**** SOURCE DATA ****

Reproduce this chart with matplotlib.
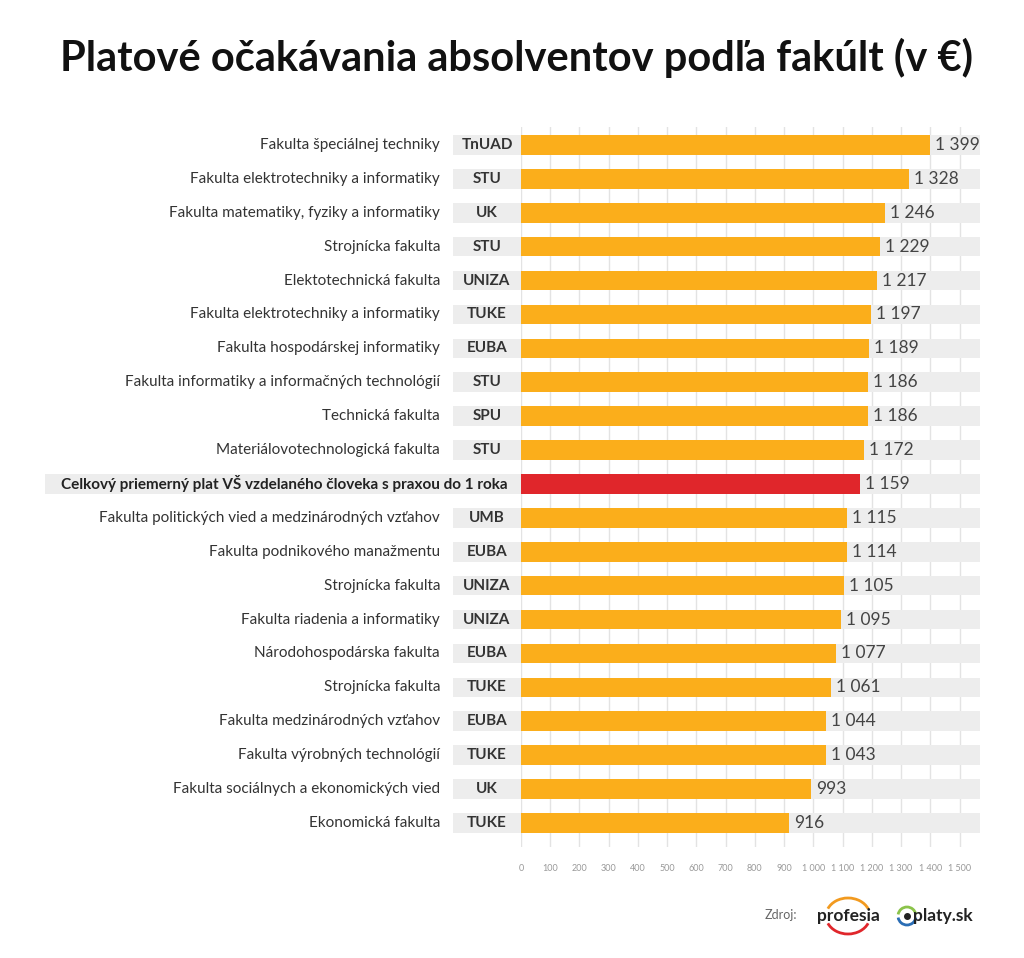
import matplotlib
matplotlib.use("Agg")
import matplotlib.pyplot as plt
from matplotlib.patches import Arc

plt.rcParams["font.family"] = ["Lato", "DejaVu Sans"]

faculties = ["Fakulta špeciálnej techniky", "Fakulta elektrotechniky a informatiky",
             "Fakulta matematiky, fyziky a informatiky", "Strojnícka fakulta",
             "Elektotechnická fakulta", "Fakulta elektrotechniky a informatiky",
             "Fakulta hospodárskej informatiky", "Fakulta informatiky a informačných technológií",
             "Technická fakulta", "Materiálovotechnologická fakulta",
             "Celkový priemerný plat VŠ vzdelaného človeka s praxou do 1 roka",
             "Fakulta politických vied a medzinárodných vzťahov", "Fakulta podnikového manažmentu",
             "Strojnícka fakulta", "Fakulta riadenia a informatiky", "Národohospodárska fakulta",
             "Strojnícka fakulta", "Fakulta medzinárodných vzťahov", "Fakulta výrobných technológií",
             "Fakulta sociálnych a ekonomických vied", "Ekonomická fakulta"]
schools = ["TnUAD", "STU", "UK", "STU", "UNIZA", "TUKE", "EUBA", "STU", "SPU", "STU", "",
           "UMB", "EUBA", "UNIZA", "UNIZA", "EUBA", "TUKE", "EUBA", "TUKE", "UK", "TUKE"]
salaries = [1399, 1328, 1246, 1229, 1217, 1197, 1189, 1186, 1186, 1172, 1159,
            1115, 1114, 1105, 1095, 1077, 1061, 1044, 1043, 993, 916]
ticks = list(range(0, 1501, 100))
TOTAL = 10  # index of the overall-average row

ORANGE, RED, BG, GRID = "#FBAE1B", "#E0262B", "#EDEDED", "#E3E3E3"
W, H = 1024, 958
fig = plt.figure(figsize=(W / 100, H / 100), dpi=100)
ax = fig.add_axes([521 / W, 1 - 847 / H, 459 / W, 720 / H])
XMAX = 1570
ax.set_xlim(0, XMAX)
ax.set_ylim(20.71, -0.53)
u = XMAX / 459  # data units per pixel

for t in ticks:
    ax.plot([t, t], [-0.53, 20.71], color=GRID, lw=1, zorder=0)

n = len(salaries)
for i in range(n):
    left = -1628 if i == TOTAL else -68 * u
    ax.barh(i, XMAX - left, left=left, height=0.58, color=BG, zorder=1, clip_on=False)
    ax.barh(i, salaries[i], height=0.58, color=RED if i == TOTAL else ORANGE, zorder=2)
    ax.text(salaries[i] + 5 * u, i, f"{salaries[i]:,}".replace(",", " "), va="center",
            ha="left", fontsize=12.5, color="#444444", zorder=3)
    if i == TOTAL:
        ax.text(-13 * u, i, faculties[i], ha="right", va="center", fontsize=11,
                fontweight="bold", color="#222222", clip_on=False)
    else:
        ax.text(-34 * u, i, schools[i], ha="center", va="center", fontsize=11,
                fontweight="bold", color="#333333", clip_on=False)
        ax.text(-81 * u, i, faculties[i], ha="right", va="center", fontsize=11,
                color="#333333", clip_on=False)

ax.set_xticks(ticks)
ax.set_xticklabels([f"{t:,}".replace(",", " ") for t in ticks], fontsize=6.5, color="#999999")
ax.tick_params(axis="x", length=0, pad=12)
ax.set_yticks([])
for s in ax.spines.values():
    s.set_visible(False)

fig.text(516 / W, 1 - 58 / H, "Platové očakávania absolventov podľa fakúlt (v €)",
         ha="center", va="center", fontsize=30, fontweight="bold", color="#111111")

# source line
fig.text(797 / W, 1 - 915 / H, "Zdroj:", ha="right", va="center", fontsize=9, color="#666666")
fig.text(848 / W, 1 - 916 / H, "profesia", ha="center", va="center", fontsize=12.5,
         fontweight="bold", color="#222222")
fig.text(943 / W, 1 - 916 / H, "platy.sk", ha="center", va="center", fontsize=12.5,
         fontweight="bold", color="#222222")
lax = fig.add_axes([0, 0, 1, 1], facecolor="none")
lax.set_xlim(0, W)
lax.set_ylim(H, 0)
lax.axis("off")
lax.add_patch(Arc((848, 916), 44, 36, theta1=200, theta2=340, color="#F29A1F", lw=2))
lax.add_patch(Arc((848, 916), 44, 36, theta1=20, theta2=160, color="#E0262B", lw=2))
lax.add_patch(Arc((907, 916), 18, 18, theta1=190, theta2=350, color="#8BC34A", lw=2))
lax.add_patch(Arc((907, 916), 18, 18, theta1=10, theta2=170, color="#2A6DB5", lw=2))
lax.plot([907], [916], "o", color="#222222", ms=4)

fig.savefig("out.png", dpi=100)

****

CHALLENGE | Please extract exactly the lines of the data, from the first through the line containing "ax.plot([t, t], [-0.53, 20.71], color=GRID, lw=1, zorder=0)", and add no pictures to the copy.

ANSWER TO THIS EXERCISE |
Reproduce this chart with matplotlib.
import matplotlib
matplotlib.use("Agg")
import matplotlib.pyplot as plt
from matplotlib.patches import Arc

plt.rcParams["font.family"] = ["Lato", "DejaVu Sans"]

faculties = ["Fakulta špeciálnej techniky", "Fakulta elektrotechniky a informatiky",
             "Fakulta matematiky, fyziky a informatiky", "Strojnícka fakulta",
             "Elektotechnická fakulta", "Fakulta elektrotechniky a informatiky",
             "Fakulta hospodárskej informatiky", "Fakulta informatiky a informačných technológií",
             "Technická fakulta", "Materiálovotechnologická fakulta",
             "Celkový priemerný plat VŠ vzdelaného človeka s praxou do 1 roka",
             "Fakulta politických vied a medzinárodných vzťahov", "Fakulta podnikového manažmentu",
             "Strojnícka fakulta", "Fakulta riadenia a informatiky", "Národohospodárska fakulta",
             "Strojnícka fakulta", "Fakulta medzinárodných vzťahov", "Fakulta výrobných technológií",
             "Fakulta sociálnych a ekonomických vied", "Ekonomická fakulta"]
schools = ["TnUAD", "STU", "UK", "STU", "UNIZA", "TUKE", "EUBA", "STU", "SPU", "STU", "",
           "UMB", "EUBA", "UNIZA", "UNIZA", "EUBA", "TUKE", "EUBA", "TUKE", "UK", "TUKE"]
salaries = [1399, 1328, 1246, 1229, 1217, 1197, 1189, 1186, 1186, 1172, 1159,
            1115, 1114, 1105, 1095, 1077, 1061, 1044, 1043, 993, 916]
ticks = list(range(0, 1501, 100))
TOTAL = 10  # index of the overall-average row

ORANGE, RED, BG, GRID = "#FBAE1B", "#E0262B", "#EDEDED", "#E3E3E3"
W, H = 1024, 958
fig = plt.figure(figsize=(W / 100, H / 100), dpi=100)
ax = fig.add_axes([521 / W, 1 - 847 / H, 459 / W, 720 / H])
XMAX = 1570
ax.set_xlim(0, XMAX)
ax.set_ylim(20.71, -0.53)
u = XMAX / 459  # data units per pixel

for t in ticks:
    ax.plot([t, t], [-0.53, 20.71], color=GRID, lw=1, zorder=0)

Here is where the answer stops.